Lucid Motors Is Likely To Remain Scorching Hot Even in the Post-SPAC Phase as Churchill Capital Corp. IV (CCIV) Now Seeks Additional Financing To Shore up the Deal
https://wccftech.com/lucid-motors-is-likely-to-remain-scorching-hot-even-in-the-post-spac-phase-as-churchill-capital-corp-iv-cciv-now-seeks-additional-financing-to-shore-up-the-deal/
Lucid Motors, the manufacturer of high-end luxury electric vehicles, is approaching a critical milestone as the prospects of its public debut shine brighter than ever.

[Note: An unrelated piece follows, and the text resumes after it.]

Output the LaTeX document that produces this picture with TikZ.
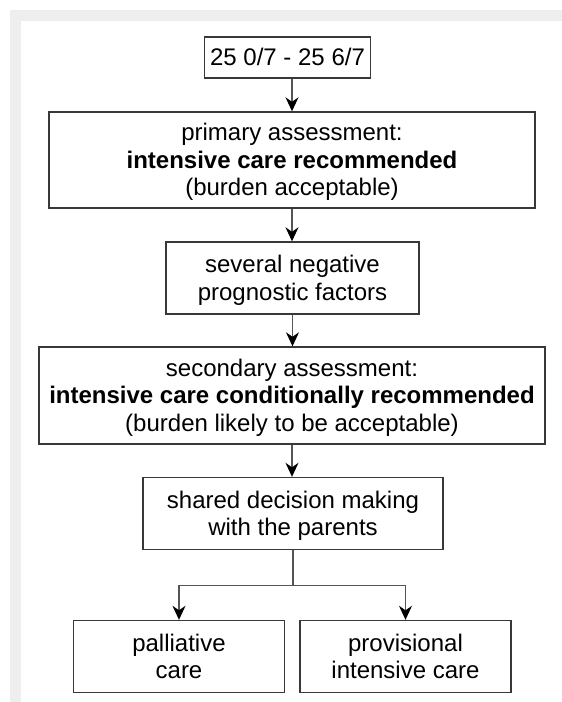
\documentclass[tikz,border=0pt]{standalone}
\usepackage{fontspec}
\setmainfont{Liberation Sans}
\usetikzlibrary{arrows.meta}
\definecolor{framegray}{HTML}{EEEEEE}
\definecolor{boxgray}{HTML}{383838}
\definecolor{linegray}{HTML}{555555}
\newcommand{\lnst}{\rule[-0.228em]{0pt}{1.149em}}
\begin{document}
\begin{tikzpicture}[x=1pt,y=-1pt,
  boxnode/.style={draw=boxgray, line width=1.4pt, inner sep=0pt, align=center,
    font=\fontsize{24}{27.6}\selectfont, text=black},
  arr/.style={draw=linegray, line width=1.2pt,
    -{Stealth[length=14pt,width=13pt,inset=4.5pt,color=black]}},
  link/.style={draw=linegray, line width=1.2pt}]
  % canvas and frame
  \fill[white] (0,0) rectangle (562,702);
  \useasboundingbox (0,0) rectangle (562,702);
  \fill[framegray] (10,10) rectangle (562,21);
  \fill[framegray] (10,10) rectangle (21,702);
  % boxes
  \node[boxnode, minimum width=166pt, minimum height=41pt] (b1) at (287.5,57.5)
    {\lnst 25 0/7 - 25 6/7};
  \node[boxnode, minimum width=486pt, minimum height=96pt] (b2) at (292,160)
    {\lnst primary assessment:\\ \lnst\textbf{intensive care recommended}\\ \lnst(burden acceptable)};
  \node[boxnode, minimum width=253pt, minimum height=72pt] (b3) at (292.5,278)
    {\lnst several negative\\ \lnst prognostic factors};
  \node[boxnode, minimum width=506pt, minimum height=97pt] (b4) at (292,395.5)
    {\lnst secondary assessment:\\ \lnst\textbf{intensive care conditionally recommended}\\ \lnst(burden likely to be acceptable)};
  \node[boxnode, minimum width=300pt, minimum height=72pt] (b5) at (293,513.5)
    {\lnst shared decision making\\ \lnst with the parents};
  \node[boxnode, minimum width=211pt, minimum height=72pt] (b6) at (179,656.5)
    {\lnst palliative\\ \lnst care};
  \node[boxnode, minimum width=211pt, minimum height=72pt] (b7) at (405.5,656.5)
    {\lnst provisional\\ \lnst intensive care};
  % connectors
  \draw[arr] (b1.south -| b2.north) -- (b2.north);
  \draw[arr] (b2.south) -- (b2.south |- b3.north);
  \draw[arr] (b3.south) -- (b3.south |- b4.north);
  \draw[arr] (b4.south) -- (b4.south |- b5.north);
  \coordinate (split) at (293,585.5);
  \draw[link] (b5.south) -- (split);
  \draw[arr] (split) -| (b6.north);
  \draw[arr] (split) -| (b7.north);
\end{tikzpicture}
\end{document}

According to the exclusive reporting by Reuters, Lucid Motors and the SPAC Churchill Capital Corp. IV (NYSE:CCIV) are now closing in on a deal that would value the EV manufacturer at around $12 billion. Moreover, the SPAC is seeking additional PIPE investment of around $1 billion to shore up the merger deal. However, based on investor demand, this round of PIPE financing may well reach $1.5 billion. For those that are unfamiliar with its structure, a PIPE investment is a mechanism whereby institutional investors receive shares in a company at a discount in return for injecting crucial liquidity. According to Reuters, a deal between Lucid Motors and Churchill Capital may materialize within February 2021 should the SPAC manage to procure this additional PIPE investment. Given the euphoria surrounding Churchill Capital shares currently, this endeavor should prove to be a breeze.